_WRITTEN EXERCISE_
Pictures stay out of the copy; restate everything else in the material exactly.

_DATA BLOCK_
--------
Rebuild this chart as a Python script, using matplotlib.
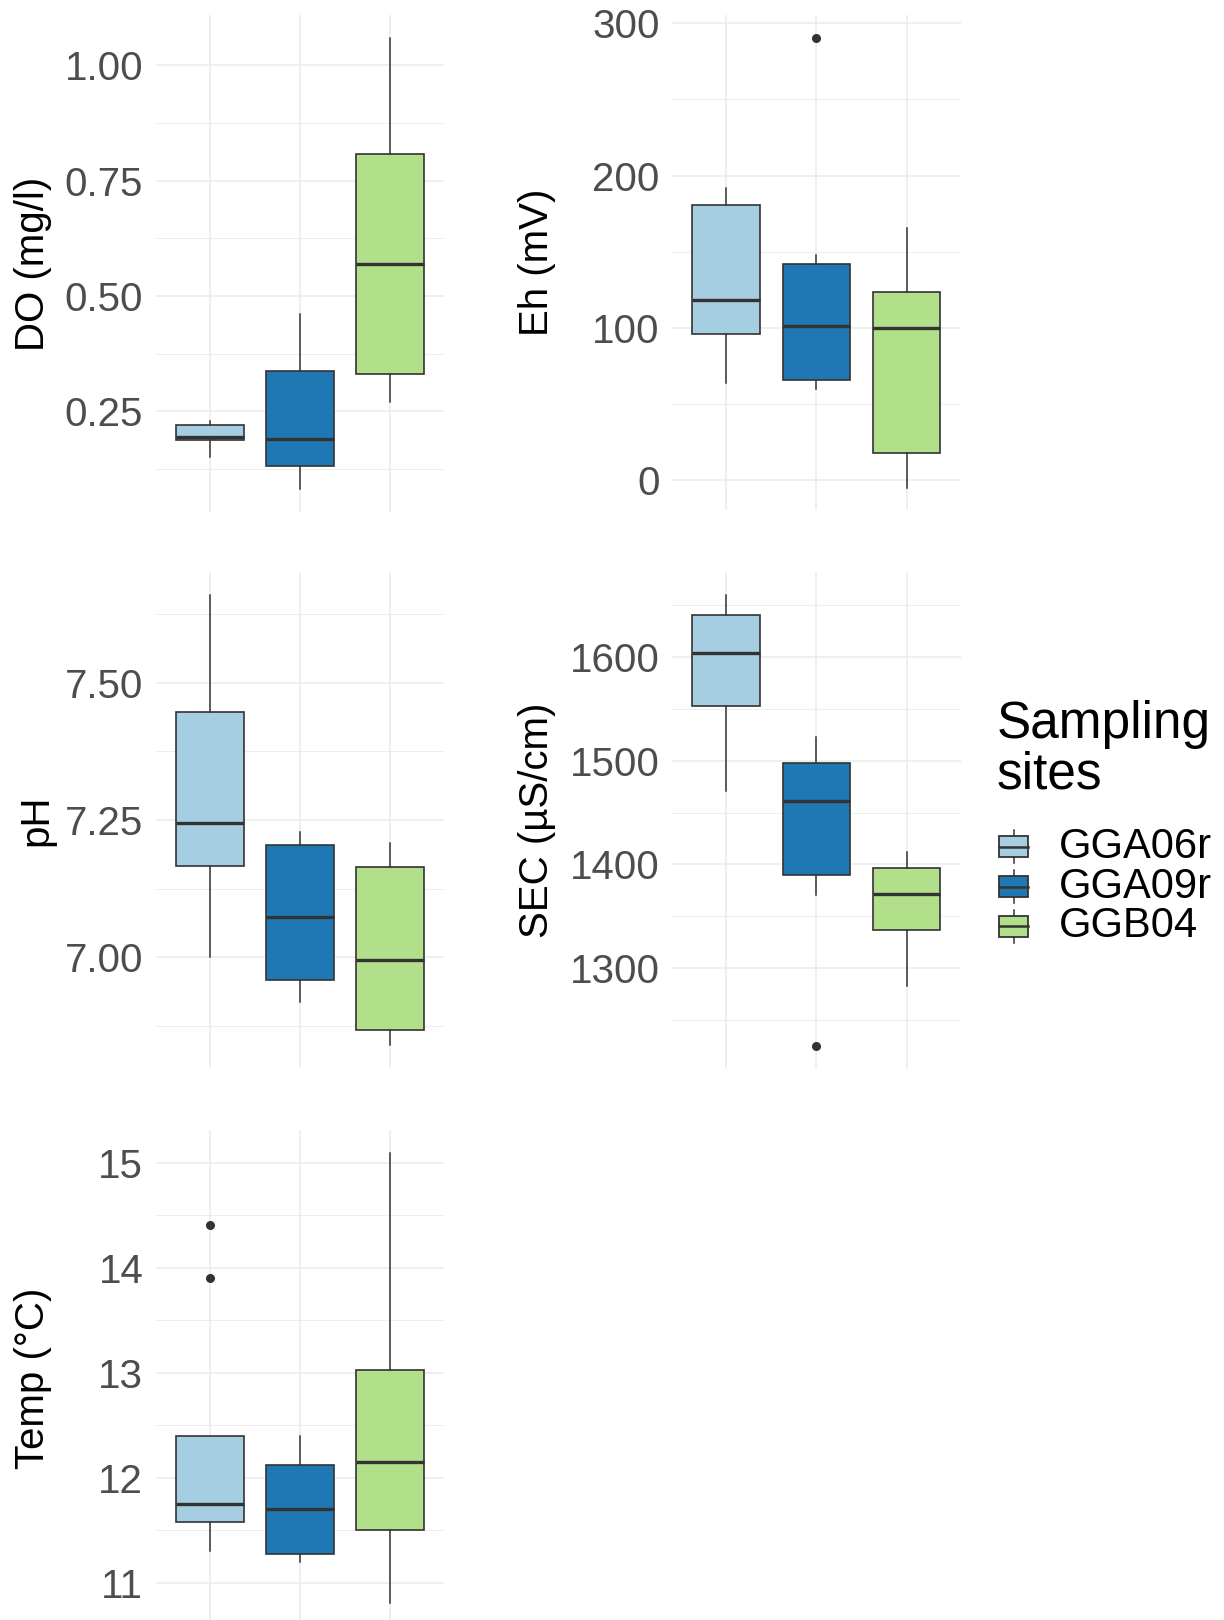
import numpy as np
import matplotlib.pyplot as plt
from matplotlib.patches import Rectangle

plt.rcParams['font.family'] = ['Liberation Sans', 'DejaVu Sans']

sites = ["GGA06r", "GGA09r", "GGB04"]
colors = ["#A6CEE3", "#1F78B4", "#B2DF8A"]

# per site: whisker low, q1, median, q3, whisker high
do_stats = [[0.151, 0.187, 0.194, 0.220, 0.229],
            [0.081, 0.132, 0.191, 0.337, 0.460],
            [0.271, 0.332, 0.570, 0.808, 1.060]]
do_out = [[], [], []]
eh_stats = [[63.5, 95.9, 118.2, 180.5, 192.1],
            [59.5, 65.6, 101.2, 142.0, 147.6],
            [-5.0, 17.7, 99.9, 123.2, 165.3]]
eh_out = [[], [290.7], []]
ph_stats = [[7.000, 7.167, 7.245, 7.447, 7.660],
            [6.919, 6.959, 7.074, 7.204, 7.229],
            [6.840, 6.869, 6.996, 7.165, 7.209]]
ph_out = [[], [], []]
sec_stats = [[1470.8, 1552.4, 1604.2, 1640.8, 1660.1],
             [1370.9, 1389.8, 1460.9, 1497.5, 1522.6],
             [1282.8, 1336.5, 1371.2, 1396.9, 1411.7]]
sec_out = [[], [1224.7], []]
temp_stats = [[11.302, 11.575, 11.749, 12.400, 12.400],
              [11.200, 11.277, 11.702, 12.121, 12.400],
              [10.804, 11.502, 12.155, 13.025, 15.096]]
temp_out = [[14.402, 13.904], [], []]

do_ticks = [0.25, 0.50, 0.75, 1.00]
eh_ticks = [0, 100, 200, 300]
ph_ticks = [7.00, 7.25, 7.50]
sec_ticks = [1300, 1400, 1500, 1600]
temp_ticks = [11, 12, 13, 14, 15]

W, H = 1224, 1620
fig = plt.figure(figsize=(W / 100, H / 100), dpi=100)

# (stats, outliers, label, ticks, fmt, left, top, width, height, label x)
panels = [
    (do_stats, do_out, "DO (mg/l)", do_ticks, "{:.2f}", 155.7, 15, 288.3, 497, -0.426),
    (eh_stats, eh_out, "Eh (mV)", eh_ticks, "{:.0f}", 672, 15, 288.7, 495, -0.468),
    (ph_stats, ph_out, "pH", ph_ticks, "{:.2f}", 155.7, 572, 288.3, 496, -0.415),
    (sec_stats, sec_out, "SEC (µS/cm)", sec_ticks, "{:.0f}", 672, 572, 288.7, 497, -0.468),
    (temp_stats, temp_out, "Temp (°C)", temp_ticks, "{:.0f}", 155.7, 1130, 288.3, 496, -0.426),
]

for stats, outs, lab, ticks, fmt, l, t, w, h, lx in panels:
    ax = fig.add_axes([l / W, 1 - (t + h) / H, w / W, h / H])
    bx = []
    for s, o in zip(stats, outs):
        bx.append(dict(whislo=s[0], q1=s[1], med=s[2], q3=s[3], whishi=s[4], fliers=o))
    res = ax.bxp(bx, positions=[1, 2, 3], widths=0.75, patch_artist=True, showcaps=False,
                 boxprops=dict(edgecolor='#333333', linewidth=1.2),
                 medianprops=dict(color='#333333', linewidth=2.4, solid_capstyle='butt'),
                 whiskerprops=dict(color='#333333', linewidth=1.1),
                 flierprops=dict(marker='o', markerfacecolor='#333333',
                                 markeredgecolor='#333333', markersize=5.5))
    for b, c in zip(res['boxes'], colors):
        b.set_facecolor(c)

    lo = min(min(s[0] for s in stats), min([v for o in outs for v in o] + [np.inf]))
    hi = max(max(s[4] for s in stats), max([v for o in outs for v in o] + [-np.inf]))
    pad = (hi - lo) * 0.05

    step = ticks[1] - ticks[0]
    minors = np.arange(ticks[0] - step / 2, ticks[-1] + step, step)
    ax.set_yticks(ticks)
    ax.set_yticklabels([fmt.format(v) for v in ticks])
    ax.set_yticks(minors, minor=True)
    ax.set_ylim(lo - pad, hi + pad)
    ax.set_xlim(0.4, 3.6)
    ax.set_xticks([1, 2, 3])
    ax.set_xticklabels([])
    ax.grid(which='major', color='#EBEBEB', linewidth=1.1)
    ax.grid(which='minor', axis='y', color='#EBEBEB', linewidth=0.6)
    ax.set_axisbelow(True)
    ax.tick_params(which='both', length=0, labelsize=29, labelcolor='#4D4D4D', pad=9)
    for sp in ax.spines.values():
        sp.set_visible(False)
    ax.set_ylabel(lab, fontsize=29, va='center')
    ax.yaxis.set_label_coords(lx, 0.5)

# legend drawn in figure pixels
lax = fig.add_axes([0, 0, 1, 1], zorder=-1)
lax.set_xlim(0, W)
lax.set_ylim(H, 0)
lax.axis('off')
lax.text(997, 700, "Sampling\nsites", fontsize=37, va='top', ha='left', linespacing=1.05)
key_y = [846.5, 886.5, 926]
for yk, c, s in zip(key_y, colors, sites):
    lax.plot([1013.5, 1013.5], [yk - 16.5, yk + 16.5], color='#333333', lw=1.1, zorder=1)
    lax.add_patch(Rectangle((999, yk - 10.5), 29, 21, facecolor=c, edgecolor='#333333',
                            lw=1.3, zorder=2))
    lax.plot([999, 1028], [yk, yk], color='#333333', lw=1.8, zorder=3)
    lax.text(1059, yk, s, fontsize=30, va='center', ha='left')

fig.savefig("out.png", dpi=100)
--------
_REPLY_
Rebuild this chart as a Python script, using matplotlib.
import numpy as np
import matplotlib.pyplot as plt
from matplotlib.patches import Rectangle

plt.rcParams['font.family'] = ['Liberation Sans', 'DejaVu Sans']

sites = ["GGA06r", "GGA09r", "GGB04"]
colors = ["#A6CEE3", "#1F78B4", "#B2DF8A"]

# per site: whisker low, q1, median, q3, whisker high
do_stats = [[0.151, 0.187, 0.194, 0.220, 0.229],
            [0.081, 0.132, 0.191, 0.337, 0.460],
            [0.271, 0.332, 0.570, 0.808, 1.060]]
do_out = [[], [], []]
eh_stats = [[63.5, 95.9, 118.2, 180.5, 192.1],
            [59.5, 65.6, 101.2, 142.0, 147.6],
            [-5.0, 17.7, 99.9, 123.2, 165.3]]
eh_out = [[], [290.7], []]
ph_stats = [[7.000, 7.167, 7.245, 7.447, 7.660],
            [6.919, 6.959, 7.074, 7.204, 7.229],
            [6.840, 6.869, 6.996, 7.165, 7.209]]
ph_out = [[], [], []]
sec_stats = [[1470.8, 1552.4, 1604.2, 1640.8, 1660.1],
             [1370.9, 1389.8, 1460.9, 1497.5, 1522.6],
             [1282.8, 1336.5, 1371.2, 1396.9, 1411.7]]
sec_out = [[], [1224.7], []]
temp_stats = [[11.302, 11.575, 11.749, 12.400, 12.400],
              [11.200, 11.277, 11.702, 12.121, 12.400],
              [10.804, 11.502, 12.155, 13.025, 15.096]]
temp_out = [[14.402, 13.904], [], []]

do_ticks = [0.25, 0.50, 0.75, 1.00]
eh_ticks = [0, 100, 200, 300]
ph_ticks = [7.00, 7.25, 7.50]
sec_ticks = [1300, 1400, 1500, 1600]
temp_ticks = [11, 12, 13, 14, 15]

W, H = 1224, 1620
fig = plt.figure(figsize=(W / 100, H / 100), dpi=100)

# (stats, outliers, label, ticks, fmt, left, top, width, height, label x)
panels = [
    (do_stats, do_out, "DO (mg/l)", do_ticks, "{:.2f}", 155.7, 15, 288.3, 497, -0.426),
    (eh_stats, eh_out, "Eh (mV)", eh_ticks, "{:.0f}", 672, 15, 288.7, 495, -0.468),
    (ph_stats, ph_out, "pH", ph_ticks, "{:.2f}", 155.7, 572, 288.3, 496, -0.415),
    (sec_stats, sec_out, "SEC (µS/cm)", sec_ticks, "{:.0f}", 672, 572, 288.7, 497, -0.468),
    (temp_stats, temp_out, "Temp (°C)", temp_ticks, "{:.0f}", 155.7, 1130, 288.3, 496, -0.426),
]

for stats, outs, lab, ticks, fmt, l, t, w, h, lx in panels:
    ax = fig.add_axes([l / W, 1 - (t + h) / H, w / W, h / H])
    bx = []
    for s, o in zip(stats, outs):
        bx.append(dict(whislo=s[0], q1=s[1], med=s[2], q3=s[3], whishi=s[4], fliers=o))
    res = ax.bxp(bx, positions=[1, 2, 3], widths=0.75, patch_artist=True, showcaps=False,
                 boxprops=dict(edgecolor='#333333', linewidth=1.2),
                 medianprops=dict(color='#333333', linewidth=2.4, solid_capstyle='butt'),
                 whiskerprops=dict(color='#333333', linewidth=1.1),
                 flierprops=dict(marker='o', markerfacecolor='#333333',
                                 markeredgecolor='#333333', markersize=5.5))
    for b, c in zip(res['boxes'], colors):
        b.set_facecolor(c)

    lo = min(min(s[0] for s in stats), min([v for o in outs for v in o] + [np.inf]))
    hi = max(max(s[4] for s in stats), max([v for o in outs for v in o] + [-np.inf]))
    pad = (hi - lo) * 0.05

    step = ticks[1] - ticks[0]
    minors = np.arange(ticks[0] - step / 2, ticks[-1] + step, step)
    ax.set_yticks(ticks)
    ax.set_yticklabels([fmt.format(v) for v in ticks])
    ax.set_yticks(minors, minor=True)
    ax.set_ylim(lo - pad, hi + pad)
    ax.set_xlim(0.4, 3.6)
    ax.set_xticks([1, 2, 3])
    ax.set_xticklabels([])
    ax.grid(which='major', color='#EBEBEB', linewidth=1.1)
    ax.grid(which='minor', axis='y', color='#EBEBEB', linewidth=0.6)
    ax.set_axisbelow(True)
    ax.tick_params(which='both', length=0, labelsize=29, labelcolor='#4D4D4D', pad=9)
    for sp in ax.spines.values():
        sp.set_visible(False)
    ax.set_ylabel(lab, fontsize=29, va='center')
    ax.yaxis.set_label_coords(lx, 0.5)

# legend drawn in figure pixels
lax = fig.add_axes([0, 0, 1, 1], zorder=-1)
lax.set_xlim(0, W)
lax.set_ylim(H, 0)
lax.axis('off')
lax.text(997, 700, "Sampling\nsites", fontsize=37, va='top', ha='left', linespacing=1.05)
key_y = [846.5, 886.5, 926]
for yk, c, s in zip(key_y, colors, sites):
    lax.plot([1013.5, 1013.5], [yk - 16.5, yk + 16.5], color='#333333', lw=1.1, zorder=1)
    lax.add_patch(Rectangle((999, yk - 10.5), 29, 21, facecolor=c, edgecolor='#333333',
                            lw=1.3, zorder=2))
    lax.plot([999, 1028], [yk, yk], color='#333333', lw=1.8, zorder=3)
    lax.text(1059, yk, s, fontsize=30, va='center', ha='left')

fig.savefig("out.png", dpi=100)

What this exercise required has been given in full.